TASK TO CARRY OUT »
Reproduce the data below in full and exclude every picture.

─── DATA EXTRACT

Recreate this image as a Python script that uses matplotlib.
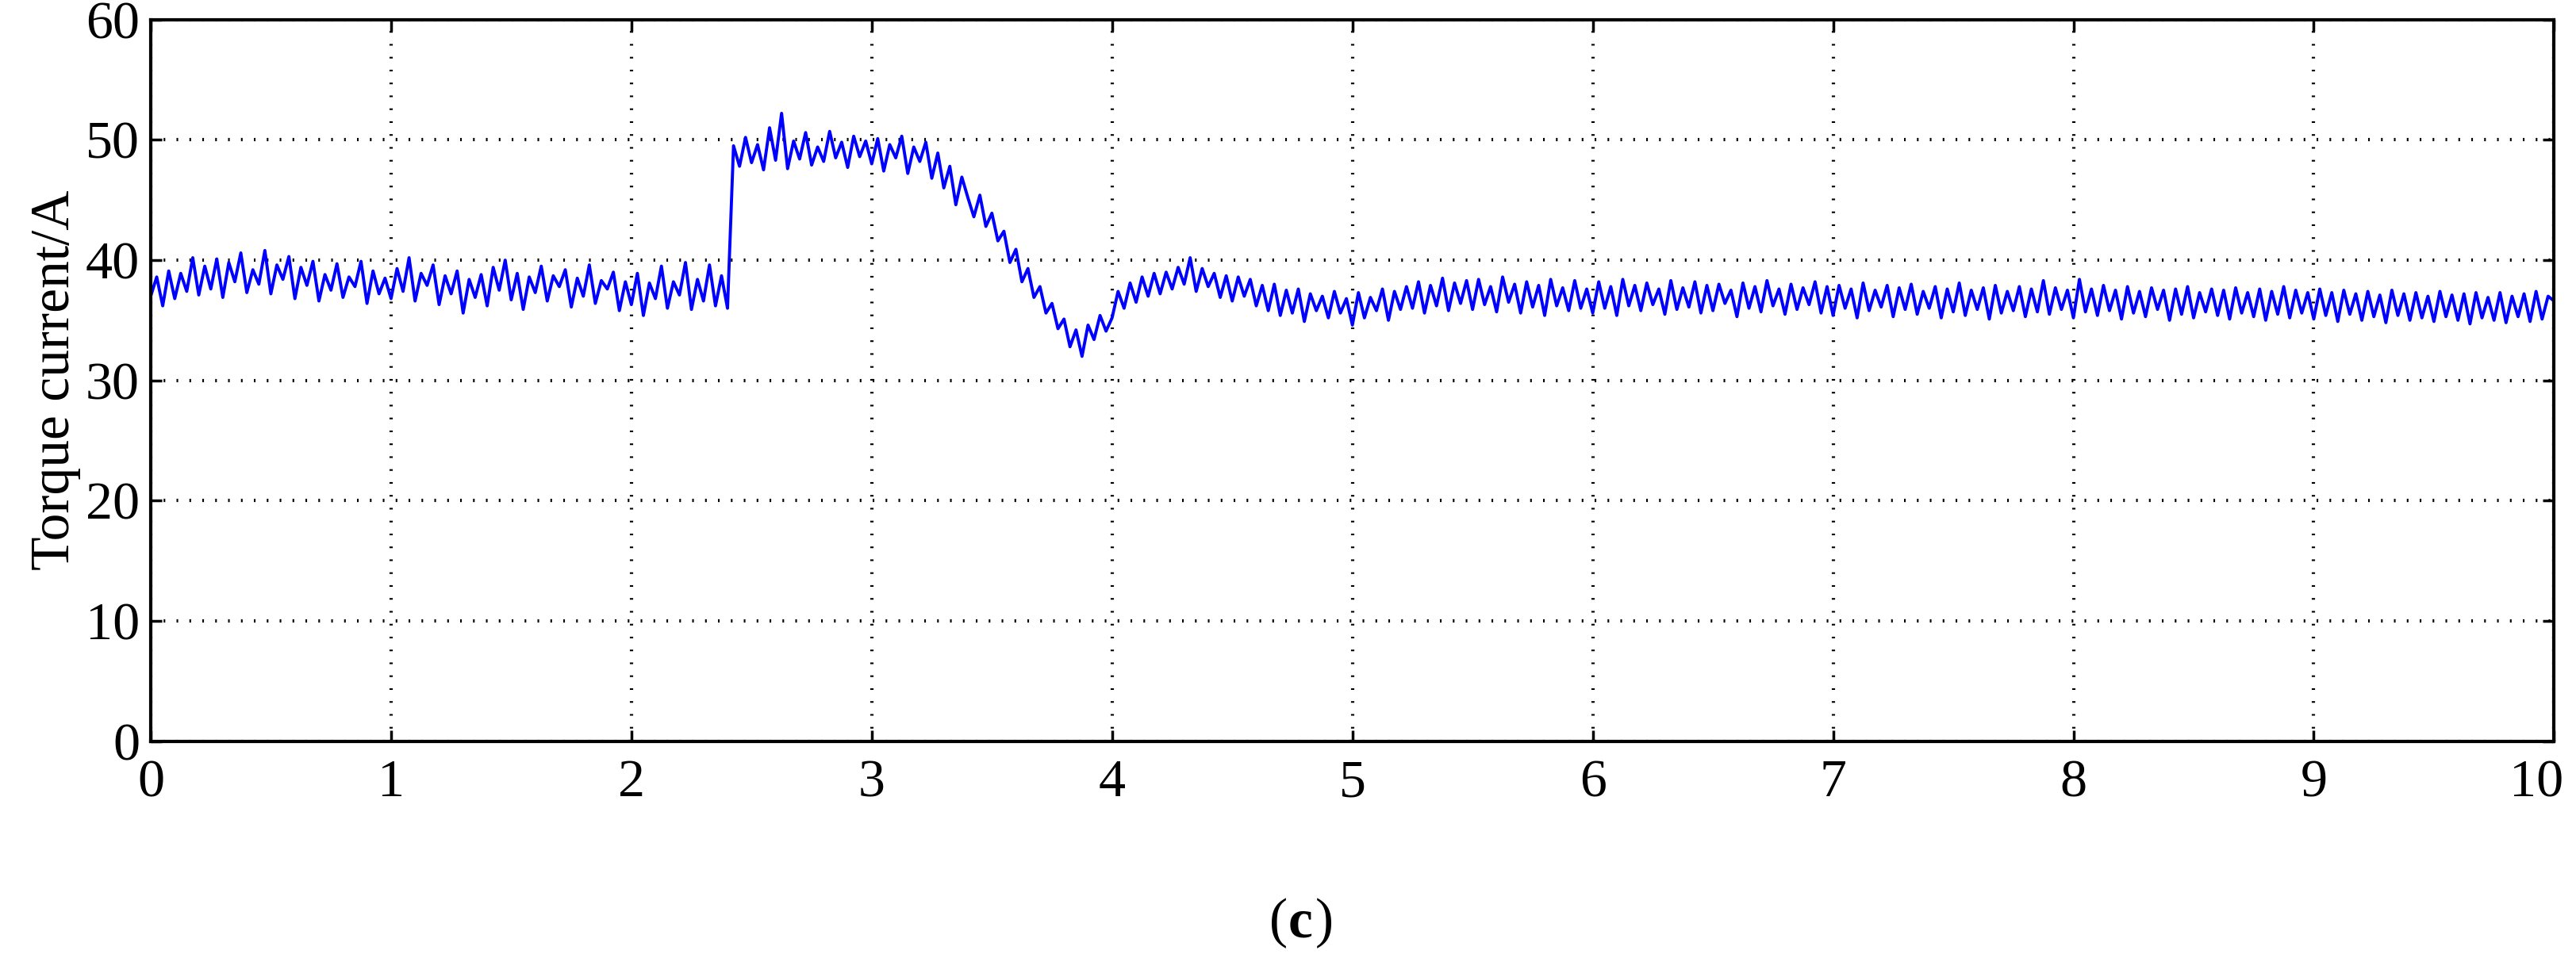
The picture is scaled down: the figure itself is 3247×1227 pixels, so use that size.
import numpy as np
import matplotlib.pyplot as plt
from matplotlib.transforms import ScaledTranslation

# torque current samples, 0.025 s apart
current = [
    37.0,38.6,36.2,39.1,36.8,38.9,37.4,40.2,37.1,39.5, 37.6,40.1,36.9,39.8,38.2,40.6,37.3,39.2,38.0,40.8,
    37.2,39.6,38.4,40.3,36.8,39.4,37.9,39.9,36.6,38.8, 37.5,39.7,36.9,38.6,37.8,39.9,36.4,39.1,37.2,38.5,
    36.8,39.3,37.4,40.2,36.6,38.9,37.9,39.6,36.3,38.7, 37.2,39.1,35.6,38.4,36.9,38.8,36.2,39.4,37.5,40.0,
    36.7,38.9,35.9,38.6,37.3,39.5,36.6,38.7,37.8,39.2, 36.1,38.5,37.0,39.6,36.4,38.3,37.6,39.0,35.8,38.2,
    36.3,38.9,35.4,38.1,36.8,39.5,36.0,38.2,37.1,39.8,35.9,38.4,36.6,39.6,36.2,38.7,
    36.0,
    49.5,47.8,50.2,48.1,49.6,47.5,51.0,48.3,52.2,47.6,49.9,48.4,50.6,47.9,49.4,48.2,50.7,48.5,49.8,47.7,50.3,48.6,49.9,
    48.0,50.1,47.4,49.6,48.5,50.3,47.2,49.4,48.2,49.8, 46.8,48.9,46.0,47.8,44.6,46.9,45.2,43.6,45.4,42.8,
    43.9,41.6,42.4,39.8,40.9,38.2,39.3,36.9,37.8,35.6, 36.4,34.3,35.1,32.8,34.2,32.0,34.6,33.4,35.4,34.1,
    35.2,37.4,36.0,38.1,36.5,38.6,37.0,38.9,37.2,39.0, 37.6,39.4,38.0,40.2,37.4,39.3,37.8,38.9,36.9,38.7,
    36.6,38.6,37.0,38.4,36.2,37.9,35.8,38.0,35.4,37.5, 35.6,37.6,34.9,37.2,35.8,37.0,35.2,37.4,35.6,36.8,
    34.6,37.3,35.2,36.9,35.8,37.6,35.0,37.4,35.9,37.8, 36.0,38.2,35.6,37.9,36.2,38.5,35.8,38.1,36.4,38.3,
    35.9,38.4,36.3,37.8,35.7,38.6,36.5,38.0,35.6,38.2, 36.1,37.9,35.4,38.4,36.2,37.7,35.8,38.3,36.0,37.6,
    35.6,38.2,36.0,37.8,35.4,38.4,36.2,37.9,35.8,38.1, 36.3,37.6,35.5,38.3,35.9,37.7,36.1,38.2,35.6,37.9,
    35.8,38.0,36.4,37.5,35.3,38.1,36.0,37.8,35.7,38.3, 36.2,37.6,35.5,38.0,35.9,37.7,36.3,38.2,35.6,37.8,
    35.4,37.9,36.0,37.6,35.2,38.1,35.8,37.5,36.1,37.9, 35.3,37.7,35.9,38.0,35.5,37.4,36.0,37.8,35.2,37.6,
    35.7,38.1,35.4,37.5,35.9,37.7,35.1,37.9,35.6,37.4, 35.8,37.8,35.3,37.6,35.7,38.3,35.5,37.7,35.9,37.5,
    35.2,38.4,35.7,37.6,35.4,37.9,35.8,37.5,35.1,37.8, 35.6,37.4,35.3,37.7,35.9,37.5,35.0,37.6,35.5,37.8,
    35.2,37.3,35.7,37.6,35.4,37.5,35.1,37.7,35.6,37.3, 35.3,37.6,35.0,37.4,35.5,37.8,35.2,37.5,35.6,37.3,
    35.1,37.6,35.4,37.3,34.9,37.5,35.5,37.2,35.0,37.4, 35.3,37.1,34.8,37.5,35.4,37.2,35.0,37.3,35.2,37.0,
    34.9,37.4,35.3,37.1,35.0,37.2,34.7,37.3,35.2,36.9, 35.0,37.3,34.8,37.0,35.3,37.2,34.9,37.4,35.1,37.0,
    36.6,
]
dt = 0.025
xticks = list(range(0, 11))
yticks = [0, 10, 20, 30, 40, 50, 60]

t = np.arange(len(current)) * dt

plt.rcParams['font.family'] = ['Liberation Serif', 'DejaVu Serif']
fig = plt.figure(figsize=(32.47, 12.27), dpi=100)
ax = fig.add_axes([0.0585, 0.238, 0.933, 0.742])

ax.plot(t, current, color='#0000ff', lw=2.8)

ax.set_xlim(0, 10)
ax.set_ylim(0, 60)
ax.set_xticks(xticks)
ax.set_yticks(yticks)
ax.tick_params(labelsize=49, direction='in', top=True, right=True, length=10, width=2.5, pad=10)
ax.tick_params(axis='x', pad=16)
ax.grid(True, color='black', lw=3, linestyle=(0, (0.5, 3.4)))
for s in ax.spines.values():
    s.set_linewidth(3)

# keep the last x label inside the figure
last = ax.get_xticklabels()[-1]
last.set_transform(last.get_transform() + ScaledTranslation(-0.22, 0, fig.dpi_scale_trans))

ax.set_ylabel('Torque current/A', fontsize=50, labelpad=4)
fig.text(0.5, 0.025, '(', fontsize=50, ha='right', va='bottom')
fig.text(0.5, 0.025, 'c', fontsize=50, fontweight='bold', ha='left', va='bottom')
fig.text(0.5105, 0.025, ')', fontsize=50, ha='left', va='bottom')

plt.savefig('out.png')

──────

ANSWER »
Recreate this image as a Python script that uses matplotlib.
The picture is scaled down: the figure itself is 3247×1227 pixels, so use that size.
import numpy as np
import matplotlib.pyplot as plt
from matplotlib.transforms import ScaledTranslation

# torque current samples, 0.025 s apart
current = [
    37.0,38.6,36.2,39.1,36.8,38.9,37.4,40.2,37.1,39.5, 37.6,40.1,36.9,39.8,38.2,40.6,37.3,39.2,38.0,40.8,
    37.2,39.6,38.4,40.3,36.8,39.4,37.9,39.9,36.6,38.8, 37.5,39.7,36.9,38.6,37.8,39.9,36.4,39.1,37.2,38.5,
    36.8,39.3,37.4,40.2,36.6,38.9,37.9,39.6,36.3,38.7, 37.2,39.1,35.6,38.4,36.9,38.8,36.2,39.4,37.5,40.0,
    36.7,38.9,35.9,38.6,37.3,39.5,36.6,38.7,37.8,39.2, 36.1,38.5,37.0,39.6,36.4,38.3,37.6,39.0,35.8,38.2,
    36.3,38.9,35.4,38.1,36.8,39.5,36.0,38.2,37.1,39.8,35.9,38.4,36.6,39.6,36.2,38.7,
    36.0,
    49.5,47.8,50.2,48.1,49.6,47.5,51.0,48.3,52.2,47.6,49.9,48.4,50.6,47.9,49.4,48.2,50.7,48.5,49.8,47.7,50.3,48.6,49.9,
    48.0,50.1,47.4,49.6,48.5,50.3,47.2,49.4,48.2,49.8, 46.8,48.9,46.0,47.8,44.6,46.9,45.2,43.6,45.4,42.8,
    43.9,41.6,42.4,39.8,40.9,38.2,39.3,36.9,37.8,35.6, 36.4,34.3,35.1,32.8,34.2,32.0,34.6,33.4,35.4,34.1,
    35.2,37.4,36.0,38.1,36.5,38.6,37.0,38.9,37.2,39.0, 37.6,39.4,38.0,40.2,37.4,39.3,37.8,38.9,36.9,38.7,
    36.6,38.6,37.0,38.4,36.2,37.9,35.8,38.0,35.4,37.5, 35.6,37.6,34.9,37.2,35.8,37.0,35.2,37.4,35.6,36.8,
    34.6,37.3,35.2,36.9,35.8,37.6,35.0,37.4,35.9,37.8, 36.0,38.2,35.6,37.9,36.2,38.5,35.8,38.1,36.4,38.3,
    35.9,38.4,36.3,37.8,35.7,38.6,36.5,38.0,35.6,38.2, 36.1,37.9,35.4,38.4,36.2,37.7,35.8,38.3,36.0,37.6,
    35.6,38.2,36.0,37.8,35.4,38.4,36.2,37.9,35.8,38.1, 36.3,37.6,35.5,38.3,35.9,37.7,36.1,38.2,35.6,37.9,
    35.8,38.0,36.4,37.5,35.3,38.1,36.0,37.8,35.7,38.3, 36.2,37.6,35.5,38.0,35.9,37.7,36.3,38.2,35.6,37.8,
    35.4,37.9,36.0,37.6,35.2,38.1,35.8,37.5,36.1,37.9, 35.3,37.7,35.9,38.0,35.5,37.4,36.0,37.8,35.2,37.6,
    35.7,38.1,35.4,37.5,35.9,37.7,35.1,37.9,35.6,37.4, 35.8,37.8,35.3,37.6,35.7,38.3,35.5,37.7,35.9,37.5,
    35.2,38.4,35.7,37.6,35.4,37.9,35.8,37.5,35.1,37.8, 35.6,37.4,35.3,37.7,35.9,37.5,35.0,37.6,35.5,37.8,
    35.2,37.3,35.7,37.6,35.4,37.5,35.1,37.7,35.6,37.3, 35.3,37.6,35.0,37.4,35.5,37.8,35.2,37.5,35.6,37.3,
    35.1,37.6,35.4,37.3,34.9,37.5,35.5,37.2,35.0,37.4, 35.3,37.1,34.8,37.5,35.4,37.2,35.0,37.3,35.2,37.0,
    34.9,37.4,35.3,37.1,35.0,37.2,34.7,37.3,35.2,36.9, 35.0,37.3,34.8,37.0,35.3,37.2,34.9,37.4,35.1,37.0,
    36.6,
]
dt = 0.025
xticks = list(range(0, 11))
yticks = [0, 10, 20, 30, 40, 50, 60]

t = np.arange(len(current)) * dt

plt.rcParams['font.family'] = ['Liberation Serif', 'DejaVu Serif']
fig = plt.figure(figsize=(32.47, 12.27), dpi=100)
ax = fig.add_axes([0.0585, 0.238, 0.933, 0.742])

ax.plot(t, current, color='#0000ff', lw=2.8)

ax.set_xlim(0, 10)
ax.set_ylim(0, 60)
ax.set_xticks(xticks)
ax.set_yticks(yticks)
ax.tick_params(labelsize=49, direction='in', top=True, right=True, length=10, width=2.5, pad=10)
ax.tick_params(axis='x', pad=16)
ax.grid(True, color='black', lw=3, linestyle=(0, (0.5, 3.4)))
for s in ax.spines.values():
    s.set_linewidth(3)

# keep the last x label inside the figure
last = ax.get_xticklabels()[-1]
last.set_transform(last.get_transform() + ScaledTranslation(-0.22, 0, fig.dpi_scale_trans))

ax.set_ylabel('Torque current/A', fontsize=50, labelpad=4)
fig.text(0.5, 0.025, '(', fontsize=50, ha='right', va='bottom')
fig.text(0.5, 0.025, 'c', fontsize=50, fontweight='bold', ha='left', va='bottom')
fig.text(0.5105, 0.025, ')', fontsize=50, ha='left', va='bottom')

plt.savefig('out.png')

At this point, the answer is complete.